Примером другого образа правления, заслужившего преимущества, по крайней мере, вблизи, не было. Но теперь настали другие времена. И самодержавное государство, как Россия, уже, очевидно, не может идти прежним путем. Это сознал сам глава государства, уже слишком 25 лет тому назад. Но старые предрассудки тягучи, они тянутся, а не рвутся. К таким предрассудкам, между прочими, я отношу и тот, что самодержавное правление не может существовать без строгой цензуры, канцелярской тайны и административного гнета.
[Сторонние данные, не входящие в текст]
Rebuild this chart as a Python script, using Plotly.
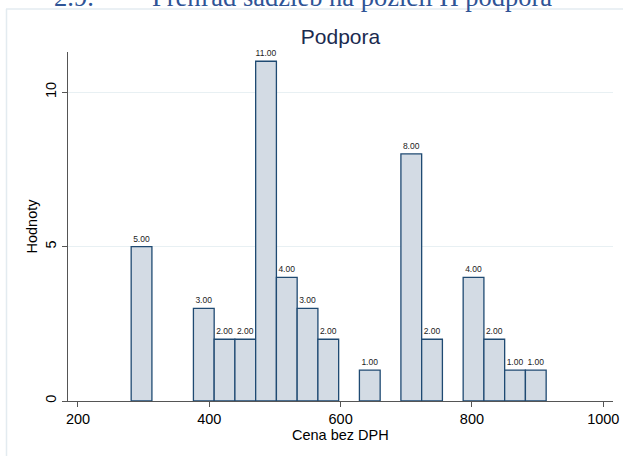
import plotly.graph_objects as go

# ---- data ----
chart_title = "Podpora"
x_title = "Cena bez DPH"
y_title = "Hodnoty"
doc_number = "2.9."
doc_heading = "Prehľad sadzieb na pozícii H podpora"
bin_start = 281.0
bin_width = 31.6
counts = [5, 0, 0, 3, 2, 2, 11, 4, 3, 2, 0, 1, 0, 8, 2, 0, 4, 2, 1, 1]
x_ticks = [200, 400, 600, 800, 1000]
y_ticks = [0, 5, 10]

# ---- derived ----
xs, ys, labels = [], [], []
for i, c in enumerate(counts):
    if c > 0:
        xs.append(bin_start + bin_width * (i + 0.5))
        ys.append(c)
        labels.append(f"{c:.2f}")

W, H = 623, 456
ML, MR, MT, MB = 68, 10, 52, 55
PW, PH = W - ML - MR, H - MT - MB


def px(x):
    return (x - ML) / PW


def py(y):
    return (H - MB - y) / PH


fig = go.Figure(
    go.Bar(
        x=xs,
        y=ys,
        width=bin_width,
        marker=dict(color="#d3dbe4", line=dict(color="#1f4a72", width=1.3)),
        text=labels,
        textposition="outside",
        textfont=dict(size=8.5, color="#222222", family="Liberation Sans, Arial, sans-serif"),
        constraintext="none",
        cliponaxis=False,
        hoverinfo="x+y",
    )
)

font_main = "Liberation Sans, Arial, Helvetica, sans-serif"

fig.update_layout(
    width=W,
    height=H,
    margin=dict(l=ML, r=MR, t=MT, b=MB, autoexpand=False),
    paper_bgcolor="white",
    plot_bgcolor="white",
    showlegend=False,
    font=dict(family=font_main, color="black", size=14),
    title=dict(
        text=chart_title,
        x=340.5 / W,
        xanchor="center",
        y=1 - 37 / H,
        yanchor="middle",
        font=dict(size=21, color="#1b2b4f", family=font_main),
    ),
    xaxis=dict(
        range=[184.8, 1014.8],
        tickvals=x_ticks,
        ticks="outside",
        ticklen=5,
        tickcolor="#555555",
        showline=True,
        linecolor="#555555",
        linewidth=1,
        showgrid=False,
        zeroline=False,
        automargin=False,
        tickfont=dict(size=14.5, color="black"),
    ),
    yaxis=dict(
        range=[0, 11.3],
        tickvals=y_ticks,
        tickangle=-90,
        ticks="outside",
        ticklen=5,
        tickcolor="#555555",
        showline=True,
        linecolor="#555555",
        linewidth=1,
        showgrid=True,
        gridcolor="#e8f0f3",
        gridwidth=1,
        zeroline=False,
        automargin=False,
        tickfont=dict(size=14.5, color="black"),
        title=dict(text=y_title, font=dict(size=14.5, color="black"), standoff=2),
    ),
    shapes=[
        dict(type="line", xref="paper", yref="paper", x0=px(6), x1=px(W + 5), y0=py(9), y1=py(9),
             line=dict(color="#e3ebf0", width=1.5)),
        dict(type="line", xref="paper", yref="paper", x0=px(6.5), x1=px(6.5), y0=py(9), y1=py(H + 5),
             line=dict(color="#e3ebf0", width=1.5)),
    ],
    annotations=[
        dict(text=x_title, xref="paper", yref="paper", x=0.5, y=py(435), xanchor="center", yanchor="middle",
             showarrow=False, font=dict(size=14.5, color="black", family=font_main)),
        dict(text=doc_number, xref="paper", yref="paper", x=px(52), y=py(13.5), xanchor="left", yanchor="bottom",
             showarrow=False, font=dict(family="Liberation Serif, Times New Roman, serif", size=26.5, color="#2f5496")),
        dict(text=doc_heading, xref="paper", yref="paper", x=px(150), y=py(13.5), xanchor="left", yanchor="bottom",
             showarrow=False, font=dict(family="Liberation Serif, Times New Roman, serif", size=26.5, color="#2f5496")),
    ],
)

fig.write_html(
    "out.html",
    config={"displayModeBar": False},
    post_script="document.body.style.margin='0';document.body.style.overflow='hidden';",
)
Как будто для того, чтобы дать своим подданным свободу мысли, слова и научного расследования, самоуправление и правый суд, самодержавный государь не может обойтись без листа бумаги. Самодержавие не есть восточный деспотизм, в который оно может перейти только при упадке и неблагоустройстве государства; этого-то перехода, даже его подобия, в интересах самодержавия – избегать как можно тщательнее. Тогда не понадобится и лист бумаги, так противный покойному королю прусскому (брату императора Вильгельма). Рассказывали мне, что и император Николай Павлович, в откровенном разговоре с приближенными, говаривал, что он понимает очень хорошо республику, но не понимает конституционного образа правления. Весьма естественно, что государь, родившийся и воспитанный в самодержавии, не может себе усвоить понятие о той роли, которую должен играть монарх при полном ограничении его власти. Но почему он должен при этом запрещать и своим подданным мыслить и рассуждать вслух о преимуществах и невыгодах разных образов правления, следовательно, и самодержавного, и конституционного, и республиканского, применяя это рассуждение к своему отечеству, этого я не понимаю. Для чего тут секрет, что тут тайного, что тут вредного? Только восточный деспотизм может управлять без закона. А самодержавный государь управляет своим государством по закону, т. е. ставит закон выше своей воли. Если же этот принцип признается самодержавным монархом, как самое основное начало его образа правления, то суть дела действительно не в листе бумаги, а в том, как, каким способом будет делан и поставляем закон.